#### What needs to be done
From the listing below, pull each line that includes "this".

#### Data rows
┄┄┄┄┄┄┄┄┄┄

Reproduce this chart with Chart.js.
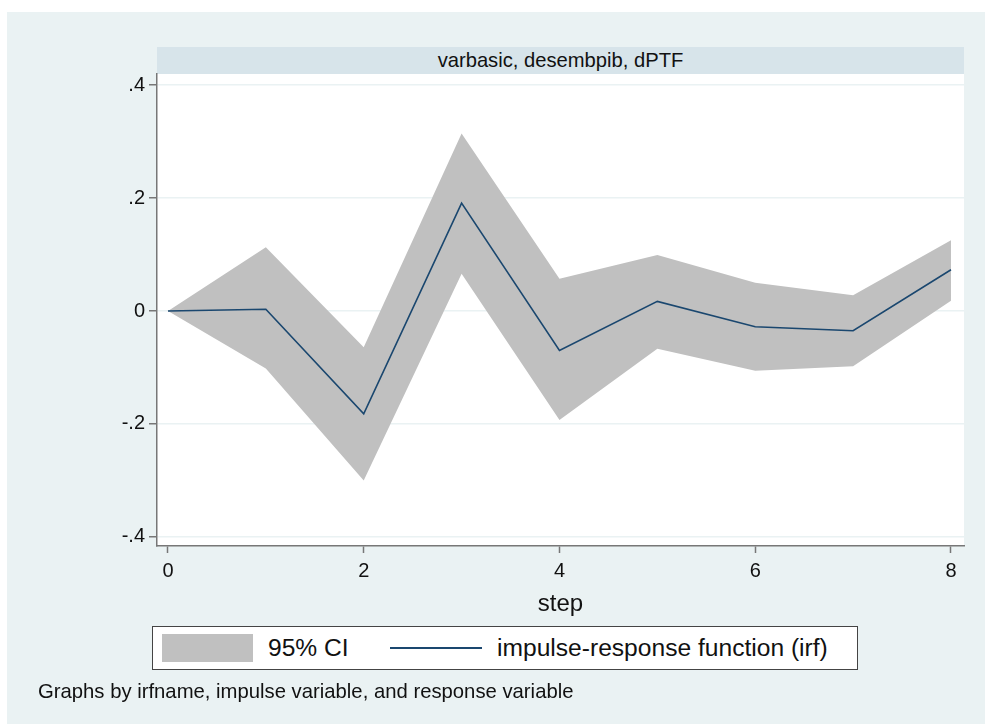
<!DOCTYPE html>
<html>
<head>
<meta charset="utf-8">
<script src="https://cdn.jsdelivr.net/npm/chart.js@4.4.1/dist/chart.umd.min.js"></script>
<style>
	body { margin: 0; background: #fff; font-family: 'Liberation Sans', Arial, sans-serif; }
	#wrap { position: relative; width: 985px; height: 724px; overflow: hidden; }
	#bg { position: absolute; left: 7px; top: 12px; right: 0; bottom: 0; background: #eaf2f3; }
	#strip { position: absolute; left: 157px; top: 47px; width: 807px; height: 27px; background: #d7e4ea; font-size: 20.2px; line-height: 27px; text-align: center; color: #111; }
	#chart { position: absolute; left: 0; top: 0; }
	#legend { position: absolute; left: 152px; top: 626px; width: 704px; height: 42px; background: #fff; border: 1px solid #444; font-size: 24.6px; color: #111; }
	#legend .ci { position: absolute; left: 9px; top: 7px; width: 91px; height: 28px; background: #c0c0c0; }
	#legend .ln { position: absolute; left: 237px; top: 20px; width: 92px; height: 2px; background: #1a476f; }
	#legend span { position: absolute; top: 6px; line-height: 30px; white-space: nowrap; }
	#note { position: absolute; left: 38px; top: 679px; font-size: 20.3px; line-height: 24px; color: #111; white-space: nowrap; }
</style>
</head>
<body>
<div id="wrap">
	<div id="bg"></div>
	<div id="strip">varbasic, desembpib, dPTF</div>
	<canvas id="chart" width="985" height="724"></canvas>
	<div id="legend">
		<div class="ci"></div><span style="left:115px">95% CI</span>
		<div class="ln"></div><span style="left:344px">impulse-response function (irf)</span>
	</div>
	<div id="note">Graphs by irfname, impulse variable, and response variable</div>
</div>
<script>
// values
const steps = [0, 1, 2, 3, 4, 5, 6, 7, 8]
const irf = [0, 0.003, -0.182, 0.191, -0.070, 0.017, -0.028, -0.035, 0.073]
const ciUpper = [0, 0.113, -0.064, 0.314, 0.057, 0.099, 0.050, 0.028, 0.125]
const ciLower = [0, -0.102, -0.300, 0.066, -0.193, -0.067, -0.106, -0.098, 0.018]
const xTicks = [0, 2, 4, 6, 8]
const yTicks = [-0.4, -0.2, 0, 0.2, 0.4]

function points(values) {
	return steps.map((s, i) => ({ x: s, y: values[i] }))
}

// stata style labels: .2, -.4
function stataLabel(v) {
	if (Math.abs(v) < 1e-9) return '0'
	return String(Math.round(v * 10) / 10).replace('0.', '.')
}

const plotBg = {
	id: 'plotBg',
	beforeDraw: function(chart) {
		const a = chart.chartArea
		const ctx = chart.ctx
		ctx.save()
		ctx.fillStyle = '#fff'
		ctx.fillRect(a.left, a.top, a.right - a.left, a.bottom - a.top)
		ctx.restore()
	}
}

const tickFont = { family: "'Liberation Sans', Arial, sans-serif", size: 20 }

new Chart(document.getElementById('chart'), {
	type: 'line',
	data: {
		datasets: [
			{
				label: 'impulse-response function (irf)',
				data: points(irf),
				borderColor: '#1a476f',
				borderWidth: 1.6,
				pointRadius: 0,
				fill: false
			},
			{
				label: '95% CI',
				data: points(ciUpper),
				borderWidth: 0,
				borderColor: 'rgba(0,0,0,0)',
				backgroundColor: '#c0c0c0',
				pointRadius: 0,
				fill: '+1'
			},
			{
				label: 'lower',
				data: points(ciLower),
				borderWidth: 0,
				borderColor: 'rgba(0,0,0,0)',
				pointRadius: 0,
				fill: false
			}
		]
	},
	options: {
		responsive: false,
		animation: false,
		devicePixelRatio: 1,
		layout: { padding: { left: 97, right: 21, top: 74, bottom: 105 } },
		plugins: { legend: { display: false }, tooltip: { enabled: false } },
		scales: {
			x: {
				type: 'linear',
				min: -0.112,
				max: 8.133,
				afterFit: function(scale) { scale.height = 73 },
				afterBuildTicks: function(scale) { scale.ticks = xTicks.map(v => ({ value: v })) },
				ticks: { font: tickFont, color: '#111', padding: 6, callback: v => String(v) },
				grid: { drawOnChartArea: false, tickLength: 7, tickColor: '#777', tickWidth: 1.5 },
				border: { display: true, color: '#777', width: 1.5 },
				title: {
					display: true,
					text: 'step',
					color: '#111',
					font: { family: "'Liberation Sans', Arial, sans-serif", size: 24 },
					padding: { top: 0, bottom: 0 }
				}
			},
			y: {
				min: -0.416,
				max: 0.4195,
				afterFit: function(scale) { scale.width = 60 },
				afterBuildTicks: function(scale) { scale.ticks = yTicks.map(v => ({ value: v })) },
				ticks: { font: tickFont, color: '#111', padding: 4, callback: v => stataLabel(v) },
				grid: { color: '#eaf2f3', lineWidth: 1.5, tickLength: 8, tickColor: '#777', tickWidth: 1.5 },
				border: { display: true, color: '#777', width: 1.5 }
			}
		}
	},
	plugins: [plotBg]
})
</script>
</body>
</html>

┄┄┄┄┄┄┄┄┄┄

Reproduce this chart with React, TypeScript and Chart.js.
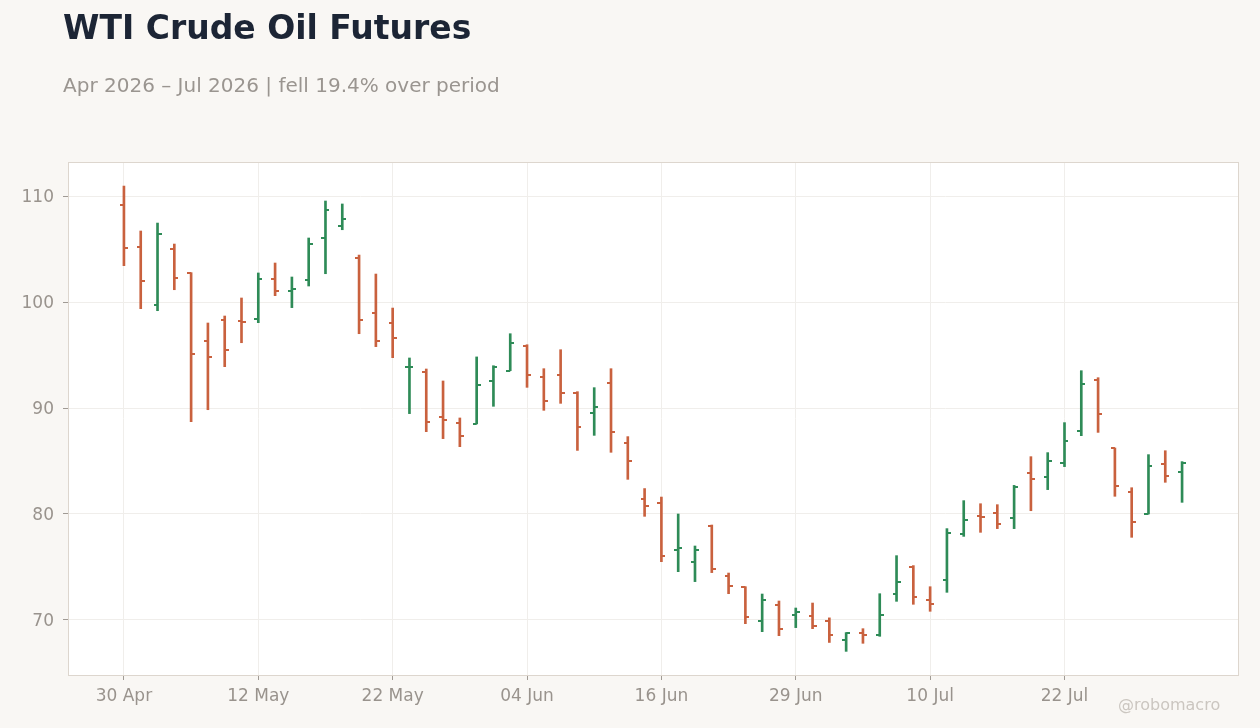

┄┄┄┄┄┄┄┄┄┄

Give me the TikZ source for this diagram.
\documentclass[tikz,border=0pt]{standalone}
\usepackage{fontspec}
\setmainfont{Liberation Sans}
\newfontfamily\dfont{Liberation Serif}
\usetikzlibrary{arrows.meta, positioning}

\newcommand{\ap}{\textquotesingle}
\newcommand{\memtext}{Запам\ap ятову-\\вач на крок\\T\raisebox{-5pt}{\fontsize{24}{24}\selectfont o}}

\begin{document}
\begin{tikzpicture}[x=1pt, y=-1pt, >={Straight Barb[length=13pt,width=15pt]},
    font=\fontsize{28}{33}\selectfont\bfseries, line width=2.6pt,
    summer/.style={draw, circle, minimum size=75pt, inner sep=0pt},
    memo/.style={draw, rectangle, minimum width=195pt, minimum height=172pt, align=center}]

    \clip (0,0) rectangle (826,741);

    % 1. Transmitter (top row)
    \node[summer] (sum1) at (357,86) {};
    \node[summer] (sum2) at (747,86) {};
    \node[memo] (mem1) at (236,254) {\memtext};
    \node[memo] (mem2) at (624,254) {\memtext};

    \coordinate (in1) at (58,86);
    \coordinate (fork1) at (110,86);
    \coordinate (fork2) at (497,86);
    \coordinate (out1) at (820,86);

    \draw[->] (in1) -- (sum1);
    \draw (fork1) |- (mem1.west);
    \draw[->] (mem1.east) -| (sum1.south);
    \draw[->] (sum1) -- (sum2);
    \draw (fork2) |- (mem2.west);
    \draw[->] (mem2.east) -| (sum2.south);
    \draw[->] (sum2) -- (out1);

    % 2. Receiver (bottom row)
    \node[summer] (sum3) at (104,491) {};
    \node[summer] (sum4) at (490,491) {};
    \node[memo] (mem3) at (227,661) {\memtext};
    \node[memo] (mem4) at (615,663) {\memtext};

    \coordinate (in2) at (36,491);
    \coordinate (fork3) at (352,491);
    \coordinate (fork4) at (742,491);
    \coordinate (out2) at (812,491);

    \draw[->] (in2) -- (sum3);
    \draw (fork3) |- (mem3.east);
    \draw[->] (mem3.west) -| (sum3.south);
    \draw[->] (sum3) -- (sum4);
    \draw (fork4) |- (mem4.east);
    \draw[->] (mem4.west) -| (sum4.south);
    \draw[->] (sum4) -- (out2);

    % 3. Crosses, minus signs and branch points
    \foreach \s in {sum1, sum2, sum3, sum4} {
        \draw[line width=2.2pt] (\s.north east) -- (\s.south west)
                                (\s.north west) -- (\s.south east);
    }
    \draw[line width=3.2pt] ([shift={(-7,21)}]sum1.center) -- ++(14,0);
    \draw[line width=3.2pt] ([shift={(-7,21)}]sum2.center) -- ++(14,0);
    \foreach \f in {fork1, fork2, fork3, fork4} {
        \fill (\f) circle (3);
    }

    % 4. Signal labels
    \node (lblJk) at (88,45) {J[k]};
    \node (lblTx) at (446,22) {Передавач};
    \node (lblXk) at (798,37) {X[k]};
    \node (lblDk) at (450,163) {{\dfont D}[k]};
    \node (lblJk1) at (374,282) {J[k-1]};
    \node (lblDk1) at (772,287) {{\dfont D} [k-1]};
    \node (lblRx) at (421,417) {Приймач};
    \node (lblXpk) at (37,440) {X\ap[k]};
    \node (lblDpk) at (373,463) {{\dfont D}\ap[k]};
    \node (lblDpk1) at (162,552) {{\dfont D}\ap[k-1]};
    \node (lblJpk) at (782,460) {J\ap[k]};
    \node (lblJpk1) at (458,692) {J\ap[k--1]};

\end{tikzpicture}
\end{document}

┄┄┄┄┄┄┄┄┄┄

#### Result of the exercise
Reproduce this chart with Chart.js.
Reproduce this chart with React, TypeScript and Chart.js.
Give me the TikZ source for this diagram.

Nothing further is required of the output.